Requirements -> Each line below that contains "matplotlib" counts once; report the total and nothing more.

Given information ->
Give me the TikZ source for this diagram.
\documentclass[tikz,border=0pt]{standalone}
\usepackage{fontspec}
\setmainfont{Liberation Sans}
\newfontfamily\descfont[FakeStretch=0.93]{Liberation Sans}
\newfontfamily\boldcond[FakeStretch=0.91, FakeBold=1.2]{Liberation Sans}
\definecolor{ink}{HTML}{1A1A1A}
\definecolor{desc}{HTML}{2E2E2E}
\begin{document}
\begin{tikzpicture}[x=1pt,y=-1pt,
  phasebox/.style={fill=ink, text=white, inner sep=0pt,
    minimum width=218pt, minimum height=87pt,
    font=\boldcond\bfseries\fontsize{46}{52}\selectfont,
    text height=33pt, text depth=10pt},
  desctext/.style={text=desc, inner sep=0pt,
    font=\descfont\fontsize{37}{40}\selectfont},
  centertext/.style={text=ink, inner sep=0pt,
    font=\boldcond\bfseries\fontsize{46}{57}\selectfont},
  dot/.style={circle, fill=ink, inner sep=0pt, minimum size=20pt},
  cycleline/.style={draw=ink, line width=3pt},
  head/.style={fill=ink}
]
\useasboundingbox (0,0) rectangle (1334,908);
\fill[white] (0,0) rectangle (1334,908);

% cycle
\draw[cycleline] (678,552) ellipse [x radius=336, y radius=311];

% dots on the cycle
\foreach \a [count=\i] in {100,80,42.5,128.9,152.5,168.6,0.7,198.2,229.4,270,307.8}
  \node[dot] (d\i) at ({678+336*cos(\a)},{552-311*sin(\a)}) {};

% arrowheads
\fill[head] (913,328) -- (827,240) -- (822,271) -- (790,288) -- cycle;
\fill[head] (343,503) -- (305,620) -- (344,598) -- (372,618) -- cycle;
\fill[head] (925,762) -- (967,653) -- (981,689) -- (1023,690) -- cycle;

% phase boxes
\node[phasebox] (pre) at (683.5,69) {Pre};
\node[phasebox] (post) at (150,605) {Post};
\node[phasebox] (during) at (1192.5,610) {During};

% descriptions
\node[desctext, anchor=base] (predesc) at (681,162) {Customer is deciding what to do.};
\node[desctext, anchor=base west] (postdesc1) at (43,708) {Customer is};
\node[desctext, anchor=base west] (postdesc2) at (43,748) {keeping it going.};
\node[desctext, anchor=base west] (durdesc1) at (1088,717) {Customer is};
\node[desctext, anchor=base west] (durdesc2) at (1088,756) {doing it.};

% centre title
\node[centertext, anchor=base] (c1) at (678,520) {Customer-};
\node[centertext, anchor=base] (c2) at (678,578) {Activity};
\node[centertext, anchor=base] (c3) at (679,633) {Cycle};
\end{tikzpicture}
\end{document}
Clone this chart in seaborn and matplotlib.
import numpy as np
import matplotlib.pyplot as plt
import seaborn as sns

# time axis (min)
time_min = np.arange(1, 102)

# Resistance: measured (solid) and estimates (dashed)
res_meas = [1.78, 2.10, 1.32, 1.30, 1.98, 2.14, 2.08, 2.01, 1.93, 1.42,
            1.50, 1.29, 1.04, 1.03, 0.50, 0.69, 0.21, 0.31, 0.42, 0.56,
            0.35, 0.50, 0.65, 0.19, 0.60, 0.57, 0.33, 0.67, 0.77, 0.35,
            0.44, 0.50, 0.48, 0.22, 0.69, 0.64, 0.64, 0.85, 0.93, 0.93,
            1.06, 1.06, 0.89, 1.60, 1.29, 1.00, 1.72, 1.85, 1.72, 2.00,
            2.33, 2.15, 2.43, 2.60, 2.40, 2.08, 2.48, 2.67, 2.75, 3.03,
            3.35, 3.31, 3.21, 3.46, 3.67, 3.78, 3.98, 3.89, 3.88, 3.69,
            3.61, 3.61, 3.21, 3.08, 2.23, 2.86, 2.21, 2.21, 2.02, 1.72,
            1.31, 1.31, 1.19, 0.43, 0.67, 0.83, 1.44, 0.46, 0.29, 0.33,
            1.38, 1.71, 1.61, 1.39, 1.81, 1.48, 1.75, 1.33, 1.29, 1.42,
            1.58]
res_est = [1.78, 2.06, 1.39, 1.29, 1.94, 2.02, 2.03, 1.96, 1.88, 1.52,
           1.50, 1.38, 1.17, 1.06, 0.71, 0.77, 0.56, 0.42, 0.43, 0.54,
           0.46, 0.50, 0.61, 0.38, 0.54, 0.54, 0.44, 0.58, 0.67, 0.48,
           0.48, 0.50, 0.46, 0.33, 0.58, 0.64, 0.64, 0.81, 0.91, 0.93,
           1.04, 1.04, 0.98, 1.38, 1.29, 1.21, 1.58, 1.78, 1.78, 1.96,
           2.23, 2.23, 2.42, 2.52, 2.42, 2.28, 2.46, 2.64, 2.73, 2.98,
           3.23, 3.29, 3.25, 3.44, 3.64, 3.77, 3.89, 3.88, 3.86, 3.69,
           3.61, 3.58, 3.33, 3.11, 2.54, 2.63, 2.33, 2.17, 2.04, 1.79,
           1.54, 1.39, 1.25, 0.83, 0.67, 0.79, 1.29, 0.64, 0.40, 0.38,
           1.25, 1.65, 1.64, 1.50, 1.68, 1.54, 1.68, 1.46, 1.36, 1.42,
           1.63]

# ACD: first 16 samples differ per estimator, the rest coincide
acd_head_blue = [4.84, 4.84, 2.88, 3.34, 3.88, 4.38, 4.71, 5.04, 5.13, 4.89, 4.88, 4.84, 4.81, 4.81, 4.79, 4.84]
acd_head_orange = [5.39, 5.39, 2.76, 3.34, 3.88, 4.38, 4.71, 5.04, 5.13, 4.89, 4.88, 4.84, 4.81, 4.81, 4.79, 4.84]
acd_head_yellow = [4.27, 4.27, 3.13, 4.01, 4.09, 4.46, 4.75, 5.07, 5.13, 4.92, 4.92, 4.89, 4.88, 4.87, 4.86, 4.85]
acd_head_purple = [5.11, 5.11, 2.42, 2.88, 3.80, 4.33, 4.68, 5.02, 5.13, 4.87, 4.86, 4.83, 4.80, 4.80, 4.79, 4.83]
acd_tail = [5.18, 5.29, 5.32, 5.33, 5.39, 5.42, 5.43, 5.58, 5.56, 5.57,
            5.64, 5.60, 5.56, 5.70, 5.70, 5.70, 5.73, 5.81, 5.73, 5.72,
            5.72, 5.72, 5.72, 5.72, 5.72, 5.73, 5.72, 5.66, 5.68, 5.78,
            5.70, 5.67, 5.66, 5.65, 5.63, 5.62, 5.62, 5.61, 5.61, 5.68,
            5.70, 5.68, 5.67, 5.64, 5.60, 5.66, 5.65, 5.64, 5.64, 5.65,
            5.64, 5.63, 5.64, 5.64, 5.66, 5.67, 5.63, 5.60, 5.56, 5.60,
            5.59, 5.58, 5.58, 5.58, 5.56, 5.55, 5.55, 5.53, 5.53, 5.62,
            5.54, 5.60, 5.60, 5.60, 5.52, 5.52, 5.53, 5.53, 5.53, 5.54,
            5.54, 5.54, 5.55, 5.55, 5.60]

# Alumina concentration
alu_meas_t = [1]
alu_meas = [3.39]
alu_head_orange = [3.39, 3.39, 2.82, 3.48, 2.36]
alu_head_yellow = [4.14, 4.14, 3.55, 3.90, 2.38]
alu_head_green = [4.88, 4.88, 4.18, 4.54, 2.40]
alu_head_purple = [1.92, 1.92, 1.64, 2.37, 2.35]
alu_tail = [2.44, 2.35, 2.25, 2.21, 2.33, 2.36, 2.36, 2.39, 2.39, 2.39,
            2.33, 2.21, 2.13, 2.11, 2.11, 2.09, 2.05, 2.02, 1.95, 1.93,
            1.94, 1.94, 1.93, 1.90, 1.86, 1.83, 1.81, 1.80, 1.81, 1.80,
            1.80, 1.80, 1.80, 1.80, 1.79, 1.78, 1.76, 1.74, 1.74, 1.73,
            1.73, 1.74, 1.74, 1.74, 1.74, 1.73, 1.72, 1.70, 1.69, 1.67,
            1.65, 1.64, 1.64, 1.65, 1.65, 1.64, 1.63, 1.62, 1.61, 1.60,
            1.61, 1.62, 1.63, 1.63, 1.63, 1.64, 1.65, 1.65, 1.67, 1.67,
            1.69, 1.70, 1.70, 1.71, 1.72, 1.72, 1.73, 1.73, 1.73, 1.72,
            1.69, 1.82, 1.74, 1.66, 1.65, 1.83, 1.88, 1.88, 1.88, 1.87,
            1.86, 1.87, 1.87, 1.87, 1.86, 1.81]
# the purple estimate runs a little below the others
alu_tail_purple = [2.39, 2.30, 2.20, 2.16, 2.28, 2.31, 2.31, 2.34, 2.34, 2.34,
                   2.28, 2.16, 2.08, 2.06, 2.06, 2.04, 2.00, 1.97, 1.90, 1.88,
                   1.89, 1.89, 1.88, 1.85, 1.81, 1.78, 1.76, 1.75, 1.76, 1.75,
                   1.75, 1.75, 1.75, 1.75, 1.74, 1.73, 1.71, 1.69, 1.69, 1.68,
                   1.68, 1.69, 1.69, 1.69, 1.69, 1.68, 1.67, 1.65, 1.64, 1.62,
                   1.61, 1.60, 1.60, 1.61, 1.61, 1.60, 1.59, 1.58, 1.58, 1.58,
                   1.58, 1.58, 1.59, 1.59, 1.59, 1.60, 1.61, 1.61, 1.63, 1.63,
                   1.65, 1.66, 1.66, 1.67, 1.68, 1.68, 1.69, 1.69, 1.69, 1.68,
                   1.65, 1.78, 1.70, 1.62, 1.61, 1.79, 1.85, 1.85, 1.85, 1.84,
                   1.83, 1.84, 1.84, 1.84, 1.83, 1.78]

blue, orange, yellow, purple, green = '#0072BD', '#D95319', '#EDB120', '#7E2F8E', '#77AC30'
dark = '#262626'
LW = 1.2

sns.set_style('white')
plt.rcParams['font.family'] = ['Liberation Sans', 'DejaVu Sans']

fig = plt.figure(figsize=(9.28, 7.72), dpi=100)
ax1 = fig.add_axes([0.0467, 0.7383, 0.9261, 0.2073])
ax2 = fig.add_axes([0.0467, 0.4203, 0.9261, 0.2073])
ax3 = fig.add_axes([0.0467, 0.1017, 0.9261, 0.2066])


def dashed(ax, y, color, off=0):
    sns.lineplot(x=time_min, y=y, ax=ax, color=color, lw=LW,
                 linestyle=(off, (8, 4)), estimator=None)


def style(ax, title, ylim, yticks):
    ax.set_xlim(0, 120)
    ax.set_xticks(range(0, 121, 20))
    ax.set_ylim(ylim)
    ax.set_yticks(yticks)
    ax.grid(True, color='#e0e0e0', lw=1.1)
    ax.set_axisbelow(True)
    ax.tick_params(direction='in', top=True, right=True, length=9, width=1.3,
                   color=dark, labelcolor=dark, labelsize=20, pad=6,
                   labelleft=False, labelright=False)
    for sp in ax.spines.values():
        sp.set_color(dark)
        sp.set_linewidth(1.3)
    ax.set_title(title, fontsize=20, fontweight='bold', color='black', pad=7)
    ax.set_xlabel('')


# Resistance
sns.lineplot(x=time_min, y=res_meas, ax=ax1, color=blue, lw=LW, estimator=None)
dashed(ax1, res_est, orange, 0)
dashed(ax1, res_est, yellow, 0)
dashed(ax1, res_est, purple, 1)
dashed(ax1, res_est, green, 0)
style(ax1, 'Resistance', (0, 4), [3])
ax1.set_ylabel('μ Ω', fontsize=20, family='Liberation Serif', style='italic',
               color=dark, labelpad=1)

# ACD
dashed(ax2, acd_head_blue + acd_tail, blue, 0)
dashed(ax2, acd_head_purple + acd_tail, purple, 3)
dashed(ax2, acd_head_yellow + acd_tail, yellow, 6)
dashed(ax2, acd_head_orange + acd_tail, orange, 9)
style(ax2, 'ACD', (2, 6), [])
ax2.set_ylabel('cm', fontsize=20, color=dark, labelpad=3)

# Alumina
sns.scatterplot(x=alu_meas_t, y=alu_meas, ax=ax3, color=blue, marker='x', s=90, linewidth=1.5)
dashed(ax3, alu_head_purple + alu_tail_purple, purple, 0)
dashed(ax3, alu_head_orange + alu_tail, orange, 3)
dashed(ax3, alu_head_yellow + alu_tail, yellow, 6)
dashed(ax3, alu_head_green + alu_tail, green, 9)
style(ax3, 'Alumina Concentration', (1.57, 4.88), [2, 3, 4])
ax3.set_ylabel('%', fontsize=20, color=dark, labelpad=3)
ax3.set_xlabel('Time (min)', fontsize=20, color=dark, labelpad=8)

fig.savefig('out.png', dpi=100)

Task output -> 2